Friday, September 2, 2022 12:00to14:00
McConnell Engineering Building Room 603, 3480 rue University, Montreal, QC, H3A 0E9, CA




In modern software systems, software modellers often use different modelling languages and views to describe the characteristics of a complex system. This multi-language system allows modellers to express a specific system characteristic with the most appropriate modelling languages and notations. With the proliferation of independently developed and continually evolving modelling languages, it becomes more challenging to reuse or combine multiple languages in a multi-language modelling environment. Also, language models are collectively used to develop a system; hence, it is essential to keep the models consistent. However, it is still a difficult task to maintain the consistencies across the language models and, as well, to support the independent evolution of the modelling languages. Moreover, a modeller needs to navigate model elements that describe a system to understand and modify the system under development. However, generic navigation of model elements is a daunting task without dedicated support from the modelling environment.

In this doctoral thesis, we present a framework for the specification and development of multi-language systems based on perspectives to promote modularity in language reuse, inter-language consistency, combination of languages, and generic navigation of model artefacts. A perspective groups different languages for a modelling purpose; defines the role of each participating language; and specifies a generic navigation mechanism to traverse different model elements. Furthermore, a perspective defines composite actions for building a consistent multi-model system and maintaining the links between different model elements.

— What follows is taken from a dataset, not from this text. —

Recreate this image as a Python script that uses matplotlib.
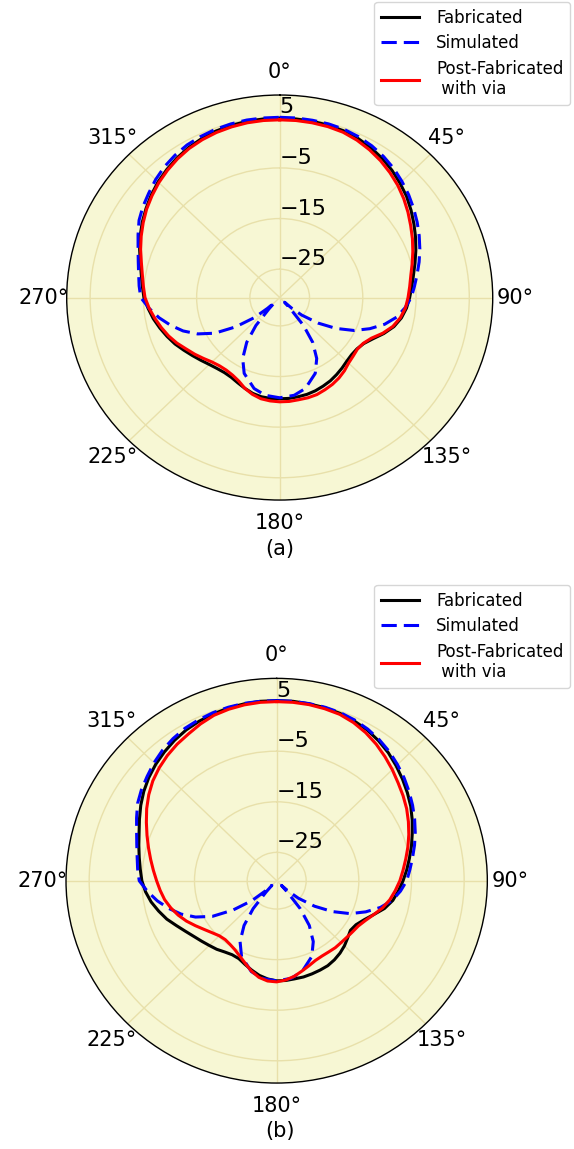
import numpy as np
import matplotlib
matplotlib.use("Agg")
import matplotlib.pyplot as plt

# Sample angles (deg) of the measured patterns, every 5 degrees
theta_meas = list(range(0, 360, 5))

# Panel (a) measured gain (dB); rows: 0-85, 90-175, 180-265, 270-355 deg
fab_a = [4.8, 4.8, 4.75, 4.65, 4.45, 4.1, 3.6, 2.95, 2.2, 1.35, 0.5, -0.5, -1.5, -2.45, -3.4, -4.3, -5.1, -5.7,
         -6.2, -6.7, -7.4, -8.4, -9.8, -11.3, -12.4, -12.9, -13.0, -12.8, -12.4, -12.0, -11.6, -11.3, -11.0, -10.8, -10.7, -10.6,
         -10.6, -10.6, -10.7, -11.0, -11.5, -12.0, -12.4, -12.5, -12.3, -11.9, -11.3, -10.6, -9.8, -8.9, -8.1, -7.3, -6.5, -5.8,
         -5.1, -4.7, -4.2, -3.5, -2.6, -1.7, -0.8, 0.05, 0.9, 1.7, 2.4, 3.05, 3.6, 4.05, 4.4, 4.6, 4.75, 4.8]
via_a = [4.5, 4.5, 4.45, 4.35, 4.15, 3.7, 3.1, 2.4, 1.6, 0.75, -0.2, -1.2, -2.2, -3.1, -4.0, -4.85, -5.6, -6.1,
         -6.5, -6.9, -7.6, -8.6, -10.0, -11.6, -12.5, -12.8, -12.6, -12.3, -11.7, -11.2, -10.8, -10.5, -10.2, -10.1, -10.1, -10.0,
         -10.0, -10.1, -10.3, -10.8, -11.5, -12.4, -12.9, -13.1, -13.0, -12.6, -11.9, -11.1, -10.3, -9.3, -8.4, -7.6, -6.8, -6.0,
         -5.3, -4.9, -4.4, -3.7, -2.8, -1.9, -1.0, -0.1, 0.7, 1.5, 2.2, 2.85, 3.4, 3.8, 4.1, 4.3, 4.45, 4.5]

# Panel (b) measured gain (dB)
fab_b = [5.0, 5.0, 4.9, 4.8, 4.6, 4.25, 3.8, 3.15, 2.4, 1.5, 0.6, -0.3, -1.2, -2.2, -3.2, -4.1, -5.0, -5.8,
         -6.6, -7.4, -8.2, -9.4, -11.0, -12.3, -13.2, -13.5, -13.0, -12.4, -11.9, -11.5, -11.2, -11.1, -11.0, -10.9, -10.9, -10.8,
         -10.8, -11.1, -11.6, -12.3, -13.0, -13.6, -13.7, -13.4, -12.9, -12.5, -12.0, -11.4, -10.6, -9.6, -8.4, -7.4, -6.4, -5.6,
         -5.0, -4.6, -4.1, -3.5, -2.8, -1.85, -0.8, 0.2, 1.1, 1.9, 2.6, 3.25, 3.8, 4.2, 4.5, 4.75, 4.9, 5.0]
via_b = [4.8, 4.8, 4.75, 4.6, 4.4, 3.9, 3.2, 2.35, 1.4, 0.45, -0.5, -1.3, -2.1, -3.0, -3.9, -4.8, -5.7, -6.5,
         -7.2, -8.0, -8.8, -9.8, -11.0, -12.0, -12.7, -13.0, -13.2, -13.3, -13.3, -13.4, -13.4, -13.2, -12.7, -12.1, -11.4, -10.9,
         -10.6, -10.7, -11.2, -12.1, -13.2, -14.1, -14.8, -15.2, -15.4, -15.2, -14.6, -13.8, -12.8, -11.7, -10.7, -9.8, -9.0, -8.4,
         -7.8, -7.1, -6.3, -5.4, -4.4, -3.3, -2.1, -0.95, 0.1, 0.95, 1.7, 2.35, 2.9, 3.6, 4.2, 4.5, 4.7, 4.8]

# Simulated pattern (same for both panels)
theta_sim = [0, 5, 10, 15, 20, 25, 30, 35, 40, 45, 50, 55, 60, 65, 70, 75, 80, 85, 90,
             95, 100, 105, 110, 115, 120, 125, 130, 133, 135.5, 138,
             141, 145, 150, 156, 165, 172, 180, 188, 195, 204,
             210, 215, 219, 222, 224.5, 227, 230, 235, 240, 245,
             250, 255, 260, 265,
             270, 275, 280, 285, 290, 295, 300, 305, 310, 315, 320, 325, 330, 335, 340, 345, 350, 355]
sim_db = [5.0, 5.0, 4.95, 4.9, 4.75, 4.45, 4.0, 3.4, 2.7, 1.85, 1.0, 0.1, -0.8, -1.7, -2.6, -3.5, -4.4, -5.2, -5.9,
          -7.0, -8.3, -10.2, -12.6, -15.2, -18.4, -21.8, -25.2, -27.5, -29.3, -27.6,
          -23.5, -19.8, -16.7, -14.2, -12.0, -11.1, -10.8, -11.1, -12.0, -14.2,
          -16.7, -19.8, -23.5, -27.6, -29.3, -27.5, -24.5, -20.5, -16.5, -13.6,
          -11.3, -9.4, -7.6, -6.0,
          -4.5, -4.1, -3.7, -3.1, -2.3, -1.25, -0.1, 0.75, 1.5, 2.35, 3.1, 3.7, 4.2, 4.5, 4.75, 4.9, 5.0, 5.0]

r_ticks = [-25, -15, -5, 5]
r_lim = (-30.6, 9.4)
labels = ["Fabricated", "Simulated", "Post-Fabricated\n with via"]

face = "#f7f7d4"
grid_col = "#e8e0aa"


def closed(th, r):
    th = np.deg2rad(np.append(th, th[0] + 360))
    return th, np.append(r, r[0])


def draw_panel(fig, rect, fab, via, caption, cap_y, leg_top):
    ax = fig.add_axes(rect, projection="polar")
    ax.set_aspect("auto")
    ax.set_theta_zero_location("N")
    ax.set_theta_direction(-1)
    ax.set_facecolor(face)
    l1, = ax.plot(*closed(theta_meas, fab), color="black", lw=2.2)
    l2, = ax.plot(*closed(theta_sim, sim_db), color="#0000ff", lw=2.2,
                  ls=(0, (5, 2.3)))
    l3, = ax.plot(*closed(theta_meas, via), color="#ff0000", lw=2.2)
    ax.set_ylim(*r_lim)
    ax.set_rticks(r_ticks)
    ax.set_rlabel_position(0)
    ax.tick_params(axis="y", labelsize=16)
    ax.tick_params(axis="x", labelsize=15, pad=6)
    ax.grid(True, color=grid_col, lw=1.0)
    ax.spines["polar"].set_linewidth(1.0)
    fig.legend([l1, l2, l3], labels, loc="upper right",
               bbox_to_anchor=(0.993, leg_top), fontsize=12,
               borderaxespad=0.0, handlelength=2.3, handletextpad=1.0,
               labelspacing=0.45)
    fig.text(0.487, cap_y, caption, ha="center", va="center", fontsize=15)
    return ax


fig = plt.figure(figsize=(5.74, 11.49), dpi=100)
draw_panel(fig, [0.1162, 0.5648, 0.7422, 0.3525], fab_a, via_a, "(a)",
           1 - 549 / 1149, 1 - 2 / 1149)
draw_panel(fig, [0.1150, 0.0574, 0.7340, 0.3522], fab_b, via_b, "(b)",
           1 - 1131 / 1149, 1 - 585 / 1149)

fig.savefig("out.png", dpi=100)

The aim of this framework is to streamline the combination of multiple languages in a system and allow the perspective designer to focus only on specifying relationships between different languages. A generative approach then ensures appropriate language registration, model consistencies, and generic navigation of model elements. Hence, a designer is freed from the error-prone implementation of consistency and navigation mechanisms.

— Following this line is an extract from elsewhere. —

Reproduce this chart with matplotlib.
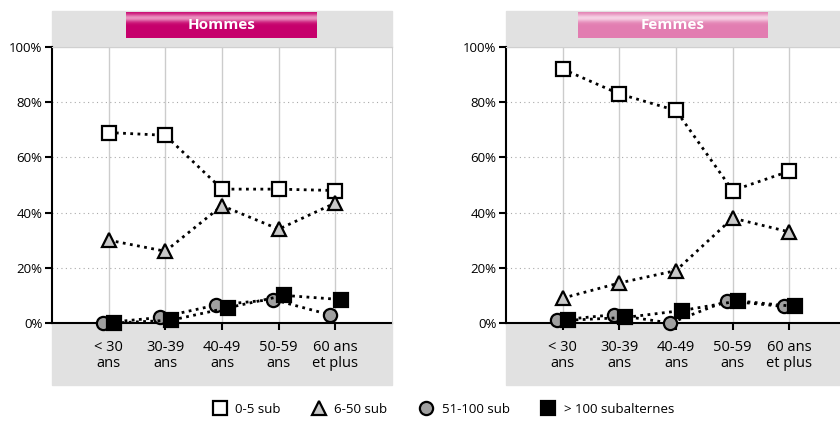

We evaluate our approach with a perspective (Fondue Requirement) aimed at requirement elicitation and specification that combines five different languages. This perspective illustrates how a perspective designer can leverage our framework to register languages, specify perspectives, and then generate the implementation of the perspective. In addition, we analyse language actions for the five languages to demonstrate the benefits of perspective actions. To ensure the completeness and correctness of our approach, we further evaluate our framework with two notable multi-language modelling environments: User Requirements Notation and Palladio Component Model. Here, we focus on the relationships between different languages in each perspective and show how our approach handles them.